I was in middle school when Bury My Heart at Wounded Knee was published; this book documents how Native culture was systematically harmed during American westward expansion. As a Jewish kid — one generation after the Holocaust — I was on the Natives’ side. BTW, I recommend that book. It is comprehensive, like Stamped from the Beginning, and will stay with you in concept, if not in detail. (Also, if you couldn’t get through Stamped from the Beginning, try Stamped: Racism, Antiracism, and You. It is shorter on history and longer on social trends and what they mean).

This sense that Thanksgiving is not wholly mine to celebrate is not all in my head. I have run across people who see Thanksgiving as Christian: a gateway to Christmas. For religious Christians, the emphasis on thanksgiving is giving thanks to God .

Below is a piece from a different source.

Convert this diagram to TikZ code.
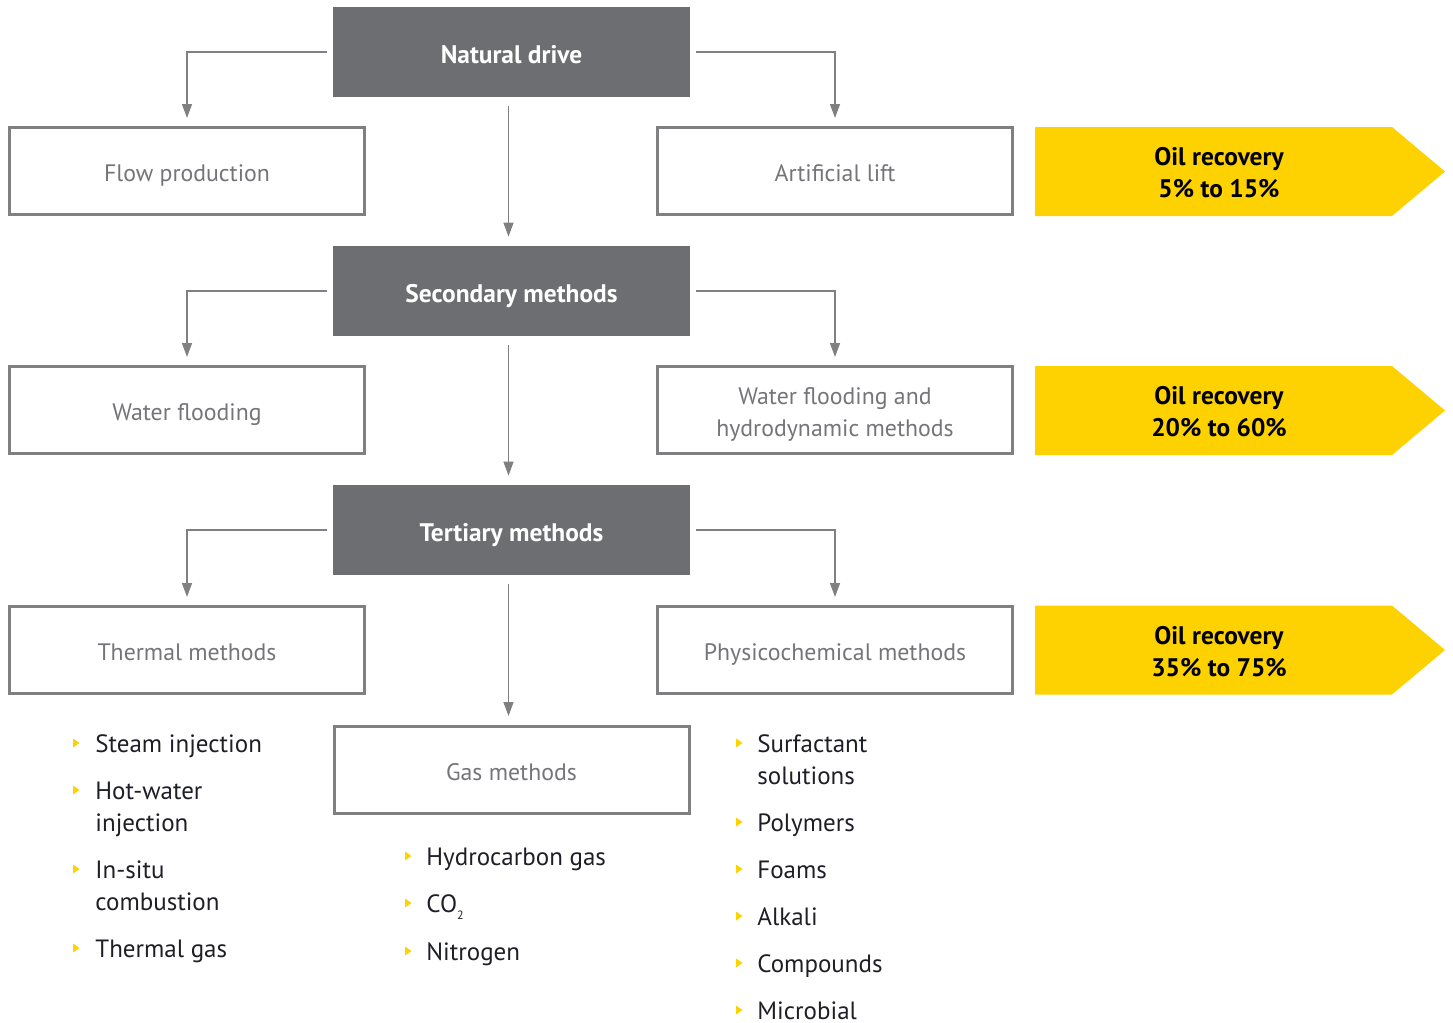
\documentclass[tikz,border=0pt]{standalone}
\usepackage{fontspec}
\setmainfont{PT Sans}
\usetikzlibrary{arrows.meta, positioning}
\definecolor{boxgray}{RGB}{109,110,113}
\definecolor{linegray}{RGB}{128,128,131}
\definecolor{boxtext}{RGB}{116,116,121}
\definecolor{itemtext}{RGB}{30,30,38}
\definecolor{recyellow}{RGB}{253,210,0}
\tikzset{
	darkbox/.style = {fill=boxgray, text=white, font=\bfseries\fontsize{12.7}{16}\selectfont,
		minimum width=178.5pt, minimum height=45pt, inner sep=0pt, text height=11pt, text depth=0pt},
	whitebox/.style = {draw=linegray, line width=1.5pt, text=boxtext, align=center,
		font=\fontsize{11.9}{16}\selectfont, minimum width=177.5pt, minimum height=43.5pt, inner sep=0pt,
		text height=10.5pt, text depth=0pt},
	twoline/.style = {text height=26pt, text depth=0pt},
	conn/.style = {draw=linegray, line width=0.7pt, -{Triangle[length=7pt, width=5pt]}},
	rectext/.style = {align=center, text=black, font=\bfseries\fontsize{12.7}{16}\selectfont, inner sep=0pt,
		twoline},
	item/.style = {anchor=base west, align=left, text=itemtext, font=\fontsize{12.5}{16}\selectfont, inner sep=0pt},
}
\newcommand{\bul}[2]{\fill[recyellow] (#1-3,#2-4.5) -- (#1+3.5,#2) -- (#1-3,#2+4.5) -- cycle;}

\begin{document}
\begin{tikzpicture}[x=0.5pt, y=-0.5pt]
	\useasboundingbox (0,0) rectangle (1453,1023);
	% main column
	\node[darkbox] (nd) at (511.5,52) {Natural drive};
	\node[darkbox] (sm) at (511.5,291) {Secondary methods};
	\node[darkbox] (tm) at (511.5,530) {Tertiary methods};
	% side boxes
	\node[whitebox] (fp) at (187,171) {Flow production};
	\node[whitebox] (al) at (835,171) {Artificial lift};
	\node[whitebox] (wf) at (187,410) {Water flooding};
	\node[whitebox, twoline] (wh) at (835,410) {Water flooding and\\hydrodynamic methods};
	\node[whitebox] (th) at (187,650) {Thermal methods};
	\node[whitebox] (pc) at (835,650) {Physicochemical methods};
	\node[whitebox] (gm) at (511.5,770) {Gas methods};
	% connectors
	\draw[conn] ([xshift=-3pt]nd.west) -| ([yshift=4pt]fp.north);
	\draw[conn] ([xshift=3pt]nd.east) -| ([yshift=4pt]al.north);
	\draw[conn] ([xshift=-1.5pt, yshift=-4.5pt]nd.south) -- ([xshift=-1.5pt, yshift=4.5pt]sm.north);
	\draw[conn] ([xshift=-3pt]sm.west) -| ([yshift=4pt]wf.north);
	\draw[conn] ([xshift=3pt]sm.east) -| ([yshift=4pt]wh.north);
	\draw[conn] ([xshift=-1.5pt, yshift=-4.5pt]sm.south) -- ([xshift=-1.5pt, yshift=4.5pt]tm.north);
	\draw[conn] ([xshift=-3pt]tm.west) -| ([yshift=4pt]th.north);
	\draw[conn] ([xshift=3pt]tm.east) -| ([yshift=4pt]pc.north);
	\draw[conn] ([xshift=-1.5pt, yshift=-4.5pt]tm.south) -- ([xshift=-1.5pt, yshift=4.5pt]gm.north);
	% recovery arrows
	\foreach \y/\t [count=\i] in {171.5/5\% to 15\%, 410.5/20\% to 60\%, 650/35\% to 75\%} {
		\fill[recyellow] (1035,\y-44.5) -- (1392,\y-44.5) -- (1445,\y) -- (1392,\y+44.5) -- (1035,\y+44.5) -- cycle;
		\node[rectext] (rec\i) at (1219,\y) {Oil recovery\\\t};
	}
	% bullet lists (first baseline / extra lines / text)
	\foreach \y/\n/\t [count=\i] in {752/0/Steam injection, 799/1/{Hot-water\\injection}, 878/1/{In-situ\\combustion}, 957/0/Thermal gas} {
		\node[item] (tl\i) at (95,\y+32*\n) {\t};
		\bul{76}{\y-9}
	}
	\foreach \y/\t [count=\i] in {865/Hydrocarbon gas, 912/CO\raisebox{-3.5pt}{\fontsize{6}{7}\selectfont 2}, 960/Nitrogen} {
		\node[item] (gl\i) at (426,\y) {\t};
		\bul{408}{\y-9}
	}
	\foreach \y/\n/\t [count=\i] in {752/1/{Surfactant\\solutions}, 831/0/Polymers, 878/0/Foams, 925/0/Alkali, 972/0/Compounds, 1019/0/Microbial} {
		\node[item] (pl\i) at (757,\y+32*\n) {\t};
		\bul{739}{\y-9}
	}
\end{tikzpicture}
\end{document}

For more secular Christians, it is the gateway to Christmas shopping season. Turn on a TV on Thanksgiving day and see the full-blown start of Christmas consumer culture. Santa ends the Macy’s parade. The commercials are nonstop holiday gift buying as you watch your football. The dishes are not even dry when Black Friday doorbusters are busting doors.

National Day of Mourning

People who see the gaping holes in the American dream choose to join Native people in a national day of mourning. This is a choice for white people, as well as Natives. There are good reasons to not celebrate Thanksgiving when it perpetuates a myth that erases the story of the people who lived in New England before us. If you refrain from feasting, you are not “warring” on Thanksgiving. You are using the day differently; it is your day to use.

Even as you put the third side dish into the oven, you could listen to what the Native people have to say.